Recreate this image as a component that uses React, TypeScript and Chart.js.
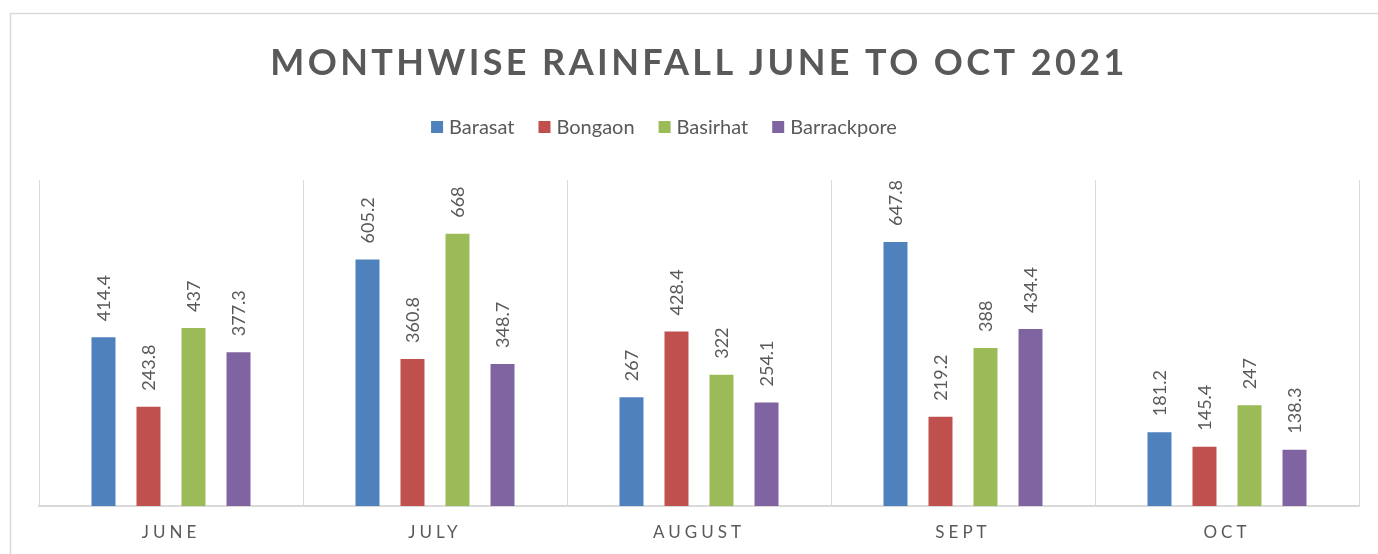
import React, { useEffect, useRef } from "react";
import { Chart, registerables } from "chart.js";

Chart.register(...registerables);

const TITLE = "MONTHWISE RAINFALL JUNE TO OCT 2021";
const months = ["JUNE", "JULY", "AUGUST", "SEPT", "OCT"];
const seriesNames = ["Barasat", "Bongaon", "Basirhat", "Barrackpore"];
const barasat = [414.4, 605.2, 267, 647.8, 181.2];
const bongaon = [243.8, 360.8, 428.4, 219.2, 145.4];
const basirhat = [437, 668, 322, 388, 247];
const barrackpore = [377.3, 348.7, 254.1, 434.4, 138.3];
const colors = ["#4F81BD", "#C0504D", "#9BBB59", "#8064A2"];
const yMax = 800;

const FONT = "Lato, 'Open Sans', sans-serif";
const TEXT = "#595959";
const GRID = "#D9D9D9";

const decorPlugin = {
  id: "decor",
  beforeDraw(chart: any) {
    const ctx = chart.ctx;
    ctx.save();
    ctx.fillStyle = "#ffffff";
    ctx.fillRect(0, 0, chart.width, chart.height);
    ctx.strokeStyle = GRID;
    ctx.lineWidth = 1.5;
    ctx.strokeRect(10.5, 13.5, chart.width + 20, chart.height + 20);
    ctx.restore();
  },
  afterDraw(chart: any) {
    const ctx = chart.ctx;
    ctx.save();
    // title
    ctx.fillStyle = TEXT;
    ctx.font = `bold 36px ${FONT}`;
    (ctx as any).letterSpacing = "3.4px";
    ctx.textAlign = "center";
    ctx.textBaseline = "alphabetic";
    ctx.fillText(TITLE, 699, 75);

    // legend
    (ctx as any).letterSpacing = "0px";
    ctx.font = `20px ${FONT}`;
    ctx.textAlign = "left";
    ctx.textBaseline = "middle";
    const box = 12;
    const gapBoxText = 6;
    const gapItems = 24;
    const ds = chart.data.datasets;
    const widths = ds.map((d: any) => box + gapBoxText + ctx.measureText(d.label).width);
    const total = widths.reduce((a: number, b: number) => a + b, 0) + gapItems * (ds.length - 1);
    let x = 664 - total / 2;
    const ly = 127;
    ds.forEach((d: any, i: number) => {
      ctx.fillStyle = d.backgroundColor;
      ctx.fillRect(x, ly - box / 2, box, box);
      ctx.fillStyle = TEXT;
      ctx.fillText(d.label, x + box + gapBoxText, ly + 1);
      x += widths[i] + gapItems;
    });

    // x labels
    const xs = chart.scales.x;
    ctx.font = `17px ${FONT}`;
    (ctx as any).letterSpacing = "4px";
    ctx.textAlign = "center";
    ctx.textBaseline = "middle";
    ctx.fillStyle = TEXT;
    chart.data.labels.forEach((lab: string, i: number) => {
      ctx.fillText(lab, xs.getPixelForValue(i), 533);
    });
    ctx.restore();
  },
  afterDatasetsDraw(chart: any) {
    const ctx = chart.ctx;
    ctx.save();
    ctx.font = `18px ${FONT}`;
    ctx.fillStyle = TEXT;
    ctx.textAlign = "left";
    ctx.textBaseline = "middle";
    chart.data.datasets.forEach((d: any, di: number) => {
      const meta = chart.getDatasetMeta(di);
      meta.data.forEach((el: any, i: number) => {
        ctx.save();
        ctx.translate(el.x + 1, el.y - 16);
        ctx.rotate(-Math.PI / 2);
        ctx.fillText(String(d.data[i]), 0, 0);
        ctx.restore();
      });
    });
    ctx.restore();
  },
};

export default function App() {
  const ref = useRef<HTMLCanvasElement>(null);
  useEffect(() => {
    if (!ref.current) return;
    const series = [barasat, bongaon, basirhat, barrackpore];
    const chart = new Chart(ref.current, {
      type: "bar",
      data: {
        labels: months,
        datasets: series.map((data, i) => ({
          label: seriesNames[i],
          data,
          backgroundColor: colors[i],
          categoryPercentage: 0.682,
          barPercentage: 0.533,
        })),
      },
      options: {
        animation: false,
        responsive: false,
        maintainAspectRatio: false,
        layout: { padding: { left: 39, right: 19, top: 180, bottom: 48 } },
        plugins: {
          legend: { display: false },
          title: { display: false },
          tooltip: { enabled: false },
        },
        scales: {
          x: {
            grid: { offset: true, color: GRID, drawTicks: false, lineWidth: 1 },
            border: { color: GRID, width: 2 },
            ticks: { display: false },
          },
          y: {
            display: false,
            min: 0,
            max: yMax,
          },
        },
      },
      plugins: [decorPlugin],
    });
    return () => chart.destroy();
  }, []);
  return (
    <div style={{ position: "absolute", left: 0, top: 0, width: 1378, height: 554 }}>
      <canvas ref={ref} width={1378} height={554} style={{ display: "block" }} />
    </div>
  );
}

Written exercise:
Repeat the lines above, starting at the first and stopping after the line that holds "Chart.register(...registerables);", with the pictures left out.

Full output:
Recreate this image as a component that uses React, TypeScript and Chart.js.
import React, { useEffect, useRef } from "react";
import { Chart, registerables } from "chart.js";

Chart.register(...registerables);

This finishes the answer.